With the clock ticking to get a new budget before the legislative session ends May 31, Quinn said backing off his proposed 50 percent increase in the income tax rate isn't a good idea.
"I don't think that's a prudent idea if we're going to pay the bills. We have to raise enough money in order to make sure that Illinois is not a delinquent state when it comes to its financial obligations," Quinn said outside a school on Chicago's southwest side.
Quinn has proposed raising the income tax rate from 3 percent to 4.5 percent to help fill an $11.6 billion budget hole. He wants to reduce the sting by upping personal exemptions, a move that would especially reduce the impact on poor and working class families.
Anyone who wants a smaller increase in the income tax rate, Quinn said, needs to come up with another way to pay the bills.
"To just wring your hands and say, 'Woe is me,' is not an option. Inaction, lack of action is not an option," he said.
It will be no easy task for Quinn to get the increase passed.

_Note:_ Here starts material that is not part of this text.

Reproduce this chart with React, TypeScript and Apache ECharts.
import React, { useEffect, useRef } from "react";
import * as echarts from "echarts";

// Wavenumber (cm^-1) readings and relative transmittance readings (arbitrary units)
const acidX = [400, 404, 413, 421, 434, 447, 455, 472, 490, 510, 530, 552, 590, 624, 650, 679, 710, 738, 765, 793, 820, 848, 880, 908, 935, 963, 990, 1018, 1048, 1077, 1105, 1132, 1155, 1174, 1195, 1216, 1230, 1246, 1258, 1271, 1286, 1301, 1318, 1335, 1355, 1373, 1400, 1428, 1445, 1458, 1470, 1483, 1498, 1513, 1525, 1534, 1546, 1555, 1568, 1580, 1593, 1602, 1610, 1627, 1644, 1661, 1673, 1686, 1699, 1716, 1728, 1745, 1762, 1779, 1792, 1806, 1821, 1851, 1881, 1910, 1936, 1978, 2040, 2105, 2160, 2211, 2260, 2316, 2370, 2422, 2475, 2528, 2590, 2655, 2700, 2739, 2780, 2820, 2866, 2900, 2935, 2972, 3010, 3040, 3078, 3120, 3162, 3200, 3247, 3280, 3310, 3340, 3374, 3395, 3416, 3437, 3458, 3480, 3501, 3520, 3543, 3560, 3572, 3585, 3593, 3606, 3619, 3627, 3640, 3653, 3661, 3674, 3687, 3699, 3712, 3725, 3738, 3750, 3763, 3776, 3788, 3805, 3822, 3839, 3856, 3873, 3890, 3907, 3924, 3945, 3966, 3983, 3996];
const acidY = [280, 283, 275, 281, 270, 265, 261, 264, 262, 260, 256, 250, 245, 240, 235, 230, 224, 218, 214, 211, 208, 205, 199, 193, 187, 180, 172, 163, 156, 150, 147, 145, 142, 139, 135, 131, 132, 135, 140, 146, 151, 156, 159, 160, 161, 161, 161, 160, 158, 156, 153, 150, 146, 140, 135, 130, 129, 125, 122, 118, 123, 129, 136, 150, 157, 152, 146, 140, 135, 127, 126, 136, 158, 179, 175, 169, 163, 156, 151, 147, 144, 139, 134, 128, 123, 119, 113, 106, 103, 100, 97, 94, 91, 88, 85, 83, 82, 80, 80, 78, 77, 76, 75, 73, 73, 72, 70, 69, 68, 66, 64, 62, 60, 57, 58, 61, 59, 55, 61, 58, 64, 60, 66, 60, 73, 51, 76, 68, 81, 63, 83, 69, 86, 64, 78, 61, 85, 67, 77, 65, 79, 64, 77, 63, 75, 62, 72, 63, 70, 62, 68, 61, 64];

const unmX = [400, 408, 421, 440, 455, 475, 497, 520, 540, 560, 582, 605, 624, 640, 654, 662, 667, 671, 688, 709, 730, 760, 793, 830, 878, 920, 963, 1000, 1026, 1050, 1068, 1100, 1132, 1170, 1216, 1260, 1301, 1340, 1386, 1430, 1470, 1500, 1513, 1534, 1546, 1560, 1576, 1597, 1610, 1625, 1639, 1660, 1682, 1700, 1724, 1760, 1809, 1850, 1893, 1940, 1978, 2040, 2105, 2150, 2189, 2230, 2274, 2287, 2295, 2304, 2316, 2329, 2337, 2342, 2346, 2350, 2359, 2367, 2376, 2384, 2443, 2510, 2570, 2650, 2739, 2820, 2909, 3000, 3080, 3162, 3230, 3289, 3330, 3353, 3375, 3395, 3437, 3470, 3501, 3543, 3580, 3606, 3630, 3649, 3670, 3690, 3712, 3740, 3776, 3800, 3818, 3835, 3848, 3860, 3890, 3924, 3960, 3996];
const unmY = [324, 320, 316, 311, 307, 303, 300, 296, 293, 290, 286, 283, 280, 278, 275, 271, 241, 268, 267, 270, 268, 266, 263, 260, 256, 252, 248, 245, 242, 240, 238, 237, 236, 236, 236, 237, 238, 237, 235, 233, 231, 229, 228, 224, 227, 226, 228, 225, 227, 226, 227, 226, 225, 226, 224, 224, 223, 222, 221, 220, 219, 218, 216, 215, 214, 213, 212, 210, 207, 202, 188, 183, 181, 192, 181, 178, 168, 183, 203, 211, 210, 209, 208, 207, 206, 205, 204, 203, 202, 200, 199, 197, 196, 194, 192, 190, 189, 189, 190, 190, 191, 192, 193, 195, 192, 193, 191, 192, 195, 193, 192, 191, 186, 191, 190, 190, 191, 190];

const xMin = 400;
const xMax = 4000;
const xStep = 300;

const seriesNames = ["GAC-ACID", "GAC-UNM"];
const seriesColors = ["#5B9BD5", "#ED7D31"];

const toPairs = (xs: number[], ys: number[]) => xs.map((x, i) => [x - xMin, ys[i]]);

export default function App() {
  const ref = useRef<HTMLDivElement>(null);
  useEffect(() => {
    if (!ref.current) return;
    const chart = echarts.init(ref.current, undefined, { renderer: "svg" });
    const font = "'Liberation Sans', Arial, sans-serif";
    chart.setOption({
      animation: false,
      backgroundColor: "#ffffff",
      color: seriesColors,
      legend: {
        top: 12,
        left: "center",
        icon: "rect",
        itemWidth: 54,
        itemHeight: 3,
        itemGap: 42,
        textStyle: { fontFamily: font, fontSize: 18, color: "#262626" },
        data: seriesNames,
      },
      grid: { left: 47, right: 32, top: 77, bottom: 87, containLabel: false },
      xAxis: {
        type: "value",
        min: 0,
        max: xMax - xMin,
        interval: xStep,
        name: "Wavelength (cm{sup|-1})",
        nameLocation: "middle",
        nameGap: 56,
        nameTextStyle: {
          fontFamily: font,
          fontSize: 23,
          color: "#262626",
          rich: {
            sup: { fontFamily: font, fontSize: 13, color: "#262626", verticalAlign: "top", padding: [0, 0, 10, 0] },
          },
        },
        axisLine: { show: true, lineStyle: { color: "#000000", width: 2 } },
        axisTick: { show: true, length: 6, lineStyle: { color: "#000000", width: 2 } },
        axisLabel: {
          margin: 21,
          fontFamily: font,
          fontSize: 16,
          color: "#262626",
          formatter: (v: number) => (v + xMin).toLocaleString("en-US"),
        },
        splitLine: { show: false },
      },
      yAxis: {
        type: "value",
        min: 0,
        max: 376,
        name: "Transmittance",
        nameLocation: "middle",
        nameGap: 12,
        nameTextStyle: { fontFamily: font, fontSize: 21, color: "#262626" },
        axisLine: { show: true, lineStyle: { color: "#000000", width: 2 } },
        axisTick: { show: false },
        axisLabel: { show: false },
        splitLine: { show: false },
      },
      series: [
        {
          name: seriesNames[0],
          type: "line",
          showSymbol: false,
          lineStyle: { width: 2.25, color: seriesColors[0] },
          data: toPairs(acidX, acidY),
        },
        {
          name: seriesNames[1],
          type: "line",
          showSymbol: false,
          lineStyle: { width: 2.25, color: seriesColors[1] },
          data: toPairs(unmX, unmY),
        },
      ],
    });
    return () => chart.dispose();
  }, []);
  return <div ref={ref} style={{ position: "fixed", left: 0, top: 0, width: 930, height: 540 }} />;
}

Illinois Senate President John Cullerton, a fellow Chicago Democrat, has said there isn't enough support for Quinn's budget proposal as is. Senate Republican leader Christine Radogno wants to first consider budget cuts and government efficiencies.

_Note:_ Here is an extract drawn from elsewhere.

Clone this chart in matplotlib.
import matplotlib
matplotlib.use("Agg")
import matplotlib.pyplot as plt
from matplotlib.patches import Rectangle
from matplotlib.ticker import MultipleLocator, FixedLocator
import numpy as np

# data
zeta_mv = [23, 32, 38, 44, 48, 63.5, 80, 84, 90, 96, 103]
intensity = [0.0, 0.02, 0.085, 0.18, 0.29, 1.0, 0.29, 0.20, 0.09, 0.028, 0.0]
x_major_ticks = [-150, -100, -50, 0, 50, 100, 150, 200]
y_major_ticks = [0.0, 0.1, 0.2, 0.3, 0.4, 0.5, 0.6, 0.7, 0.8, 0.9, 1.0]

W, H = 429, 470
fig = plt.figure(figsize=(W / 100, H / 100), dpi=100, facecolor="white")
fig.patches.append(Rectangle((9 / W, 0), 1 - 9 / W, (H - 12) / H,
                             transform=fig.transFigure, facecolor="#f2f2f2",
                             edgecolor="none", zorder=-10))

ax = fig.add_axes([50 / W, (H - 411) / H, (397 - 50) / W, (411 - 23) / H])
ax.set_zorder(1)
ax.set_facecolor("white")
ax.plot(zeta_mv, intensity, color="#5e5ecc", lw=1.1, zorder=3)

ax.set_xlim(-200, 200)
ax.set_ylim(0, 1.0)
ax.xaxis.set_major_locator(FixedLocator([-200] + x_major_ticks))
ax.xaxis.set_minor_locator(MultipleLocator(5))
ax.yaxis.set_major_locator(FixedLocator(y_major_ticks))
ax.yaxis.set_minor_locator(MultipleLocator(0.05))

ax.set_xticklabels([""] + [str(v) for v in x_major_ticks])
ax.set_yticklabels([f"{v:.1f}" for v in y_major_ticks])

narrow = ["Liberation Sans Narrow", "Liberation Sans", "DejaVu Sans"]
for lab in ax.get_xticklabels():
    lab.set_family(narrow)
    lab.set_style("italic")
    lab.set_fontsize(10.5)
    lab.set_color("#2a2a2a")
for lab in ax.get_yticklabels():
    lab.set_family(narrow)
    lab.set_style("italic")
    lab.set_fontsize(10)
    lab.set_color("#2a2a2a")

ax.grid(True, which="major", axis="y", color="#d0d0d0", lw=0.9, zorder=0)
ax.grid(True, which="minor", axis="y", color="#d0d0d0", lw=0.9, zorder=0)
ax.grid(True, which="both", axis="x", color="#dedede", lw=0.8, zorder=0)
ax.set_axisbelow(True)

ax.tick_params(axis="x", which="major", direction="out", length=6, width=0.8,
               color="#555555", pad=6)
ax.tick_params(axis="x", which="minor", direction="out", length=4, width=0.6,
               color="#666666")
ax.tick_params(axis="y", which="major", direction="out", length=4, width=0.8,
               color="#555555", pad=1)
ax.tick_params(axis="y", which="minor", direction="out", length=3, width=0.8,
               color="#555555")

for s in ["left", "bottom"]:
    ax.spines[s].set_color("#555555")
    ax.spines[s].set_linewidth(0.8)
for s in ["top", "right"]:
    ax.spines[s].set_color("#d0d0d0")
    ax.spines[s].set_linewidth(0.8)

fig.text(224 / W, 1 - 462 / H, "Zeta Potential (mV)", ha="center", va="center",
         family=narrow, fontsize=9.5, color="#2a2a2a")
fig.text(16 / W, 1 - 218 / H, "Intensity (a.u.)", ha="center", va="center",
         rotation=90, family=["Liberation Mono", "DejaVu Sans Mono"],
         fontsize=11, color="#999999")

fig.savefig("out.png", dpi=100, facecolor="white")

Another GOP lawmaker, state Sen. Matt Murphy of Palatine said Friday he doesn't think the Democratic lawmakers who control the General Assembly want to cut the budget to avoid an income tax increase.
"The Democrats in the Legislature, I don't believe, have the appetite to do the cutting," Murphy said.
Murphy said there has been discussion in Springfield about using earned income tax credits to reduce the impact on poor and working class families instead of an across-the-board increase in personal exemptions. That way, the income tax rate increase could be smaller but still collect as much new revenue as Quinn wants.
Either option, Murphy said, could drive employers out of Illinois.
"That tax hike's going to cost people their job," Murphy said.